Three: Be explicit and consistent about the organization’s theological commitments, and make sure all employees at least know what those are and can respect them.
This is closely related to the second takeaway. For Big Idea to scale up to the size Vischer over-ambitiously envisioned for it, it was almost inevitably going to have to attract more non-Christian talent (not to mention non-Christian investors). Vischer confesses that, “the more we hired, the less Christian Big Idea became” (125). He goes on to say that “I shared my passion for Christian ministry through creative media with everyone but my own staff, because, frankly, I wasn’t sure many of the folks at Big Idea would buy into it” (126–27). This is an almost-guaranteed recipe for mission drift and internal divisions: “My vagueness about Big Idea’s true mission and values led to a profoundly confused, dysfunctional workplace. By the time I had figured out the problem, it was too late to do much about it” (223).

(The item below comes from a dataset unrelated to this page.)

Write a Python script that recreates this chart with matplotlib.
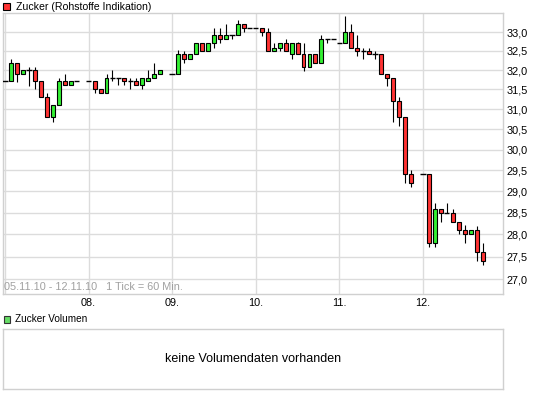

Vischer advises leaders to “Build a team that rows in the same direction” (222). However, he adds the qualification that, “This doesn’t mean everyone needs to think the same, look the same, or talk the same—that sort of conformity leads to groupthink and failure. Diversity is a wonderful thing, as long as the diversity isn’t around the purpose and values of the group itself. … I hired some Christians who didn’t fit and some non-Christians who did. The key was that each employee—from the receptionist to the president—was excited about Big Idea’s mission and the Christian values we promoted” (222). I’m not sure about that last part. There are some “Christian values” that only a Christian could be “excited about,” and while maybe the “receptionist” doesn’t have to a Christian, the “president” and everyone making the defining creative and financial decisions should be. But I do take Vischer’s point that not everyone has to be theologically aligned on every single issue for a non-church, non-denominational Christian organization to be able to accomplish its goals.